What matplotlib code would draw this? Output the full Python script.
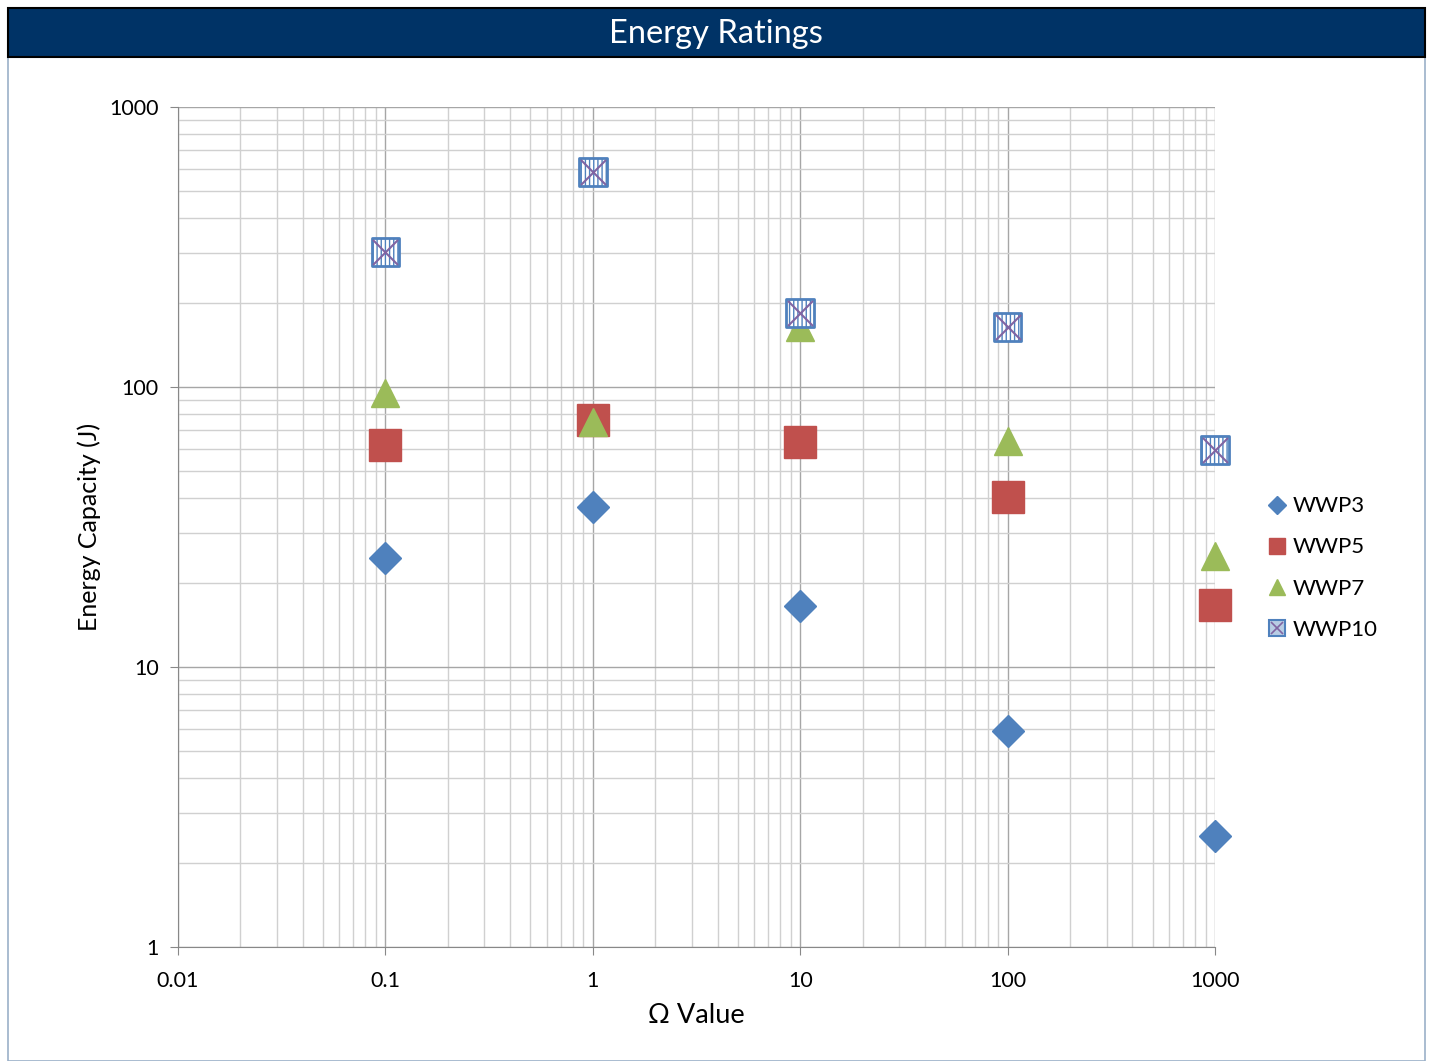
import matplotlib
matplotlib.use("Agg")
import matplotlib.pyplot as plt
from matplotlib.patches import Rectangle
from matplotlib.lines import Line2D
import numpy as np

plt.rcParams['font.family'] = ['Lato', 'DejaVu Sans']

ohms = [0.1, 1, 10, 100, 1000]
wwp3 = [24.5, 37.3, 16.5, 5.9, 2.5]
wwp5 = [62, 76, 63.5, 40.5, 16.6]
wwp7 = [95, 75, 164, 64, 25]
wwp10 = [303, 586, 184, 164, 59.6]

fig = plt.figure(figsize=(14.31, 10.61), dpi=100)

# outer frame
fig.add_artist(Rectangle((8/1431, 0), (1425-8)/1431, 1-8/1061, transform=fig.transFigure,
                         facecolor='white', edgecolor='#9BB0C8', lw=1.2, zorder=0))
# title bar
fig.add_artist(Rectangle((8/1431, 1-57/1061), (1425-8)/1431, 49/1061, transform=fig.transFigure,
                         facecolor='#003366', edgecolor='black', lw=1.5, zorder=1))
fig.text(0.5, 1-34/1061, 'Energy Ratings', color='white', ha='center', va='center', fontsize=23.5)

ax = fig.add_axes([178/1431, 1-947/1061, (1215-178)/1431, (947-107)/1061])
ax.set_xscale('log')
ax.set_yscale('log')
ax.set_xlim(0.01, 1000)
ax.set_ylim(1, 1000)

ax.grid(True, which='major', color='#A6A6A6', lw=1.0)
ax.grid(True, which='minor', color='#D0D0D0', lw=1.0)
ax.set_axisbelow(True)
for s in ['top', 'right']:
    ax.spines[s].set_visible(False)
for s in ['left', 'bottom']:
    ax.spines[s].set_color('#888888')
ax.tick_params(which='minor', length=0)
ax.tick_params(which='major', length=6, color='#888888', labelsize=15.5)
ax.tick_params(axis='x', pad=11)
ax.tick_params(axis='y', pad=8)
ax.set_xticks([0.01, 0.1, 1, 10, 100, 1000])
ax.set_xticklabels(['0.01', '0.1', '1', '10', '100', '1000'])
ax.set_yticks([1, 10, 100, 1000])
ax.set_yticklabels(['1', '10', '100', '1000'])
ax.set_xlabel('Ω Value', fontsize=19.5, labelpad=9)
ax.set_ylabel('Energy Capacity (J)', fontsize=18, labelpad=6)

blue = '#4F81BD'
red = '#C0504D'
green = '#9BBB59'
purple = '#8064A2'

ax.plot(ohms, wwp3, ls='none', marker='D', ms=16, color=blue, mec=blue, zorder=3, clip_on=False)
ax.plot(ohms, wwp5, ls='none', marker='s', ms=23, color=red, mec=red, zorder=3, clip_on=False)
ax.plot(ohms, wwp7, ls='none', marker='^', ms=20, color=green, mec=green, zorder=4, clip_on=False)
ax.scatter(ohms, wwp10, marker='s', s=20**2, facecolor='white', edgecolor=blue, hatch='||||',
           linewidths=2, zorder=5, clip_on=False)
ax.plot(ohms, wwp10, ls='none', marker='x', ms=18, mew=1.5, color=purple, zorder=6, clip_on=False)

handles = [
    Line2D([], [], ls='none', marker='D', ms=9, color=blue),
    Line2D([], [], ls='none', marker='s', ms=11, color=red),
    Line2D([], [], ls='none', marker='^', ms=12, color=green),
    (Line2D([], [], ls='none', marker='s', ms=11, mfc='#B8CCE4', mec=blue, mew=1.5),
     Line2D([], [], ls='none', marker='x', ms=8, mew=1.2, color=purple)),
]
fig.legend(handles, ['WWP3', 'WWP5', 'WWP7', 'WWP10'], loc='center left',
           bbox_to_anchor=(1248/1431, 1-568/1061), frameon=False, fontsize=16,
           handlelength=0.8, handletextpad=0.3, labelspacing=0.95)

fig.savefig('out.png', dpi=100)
——
Work instructions: Write out the lines from the start of the material to the line with "import numpy as np", inclusive and exactly. Skip the pictures.

Task solution:
What matplotlib code would draw this? Output the full Python script.
import matplotlib
matplotlib.use("Agg")
import matplotlib.pyplot as plt
from matplotlib.patches import Rectangle
from matplotlib.lines import Line2D
import numpy as np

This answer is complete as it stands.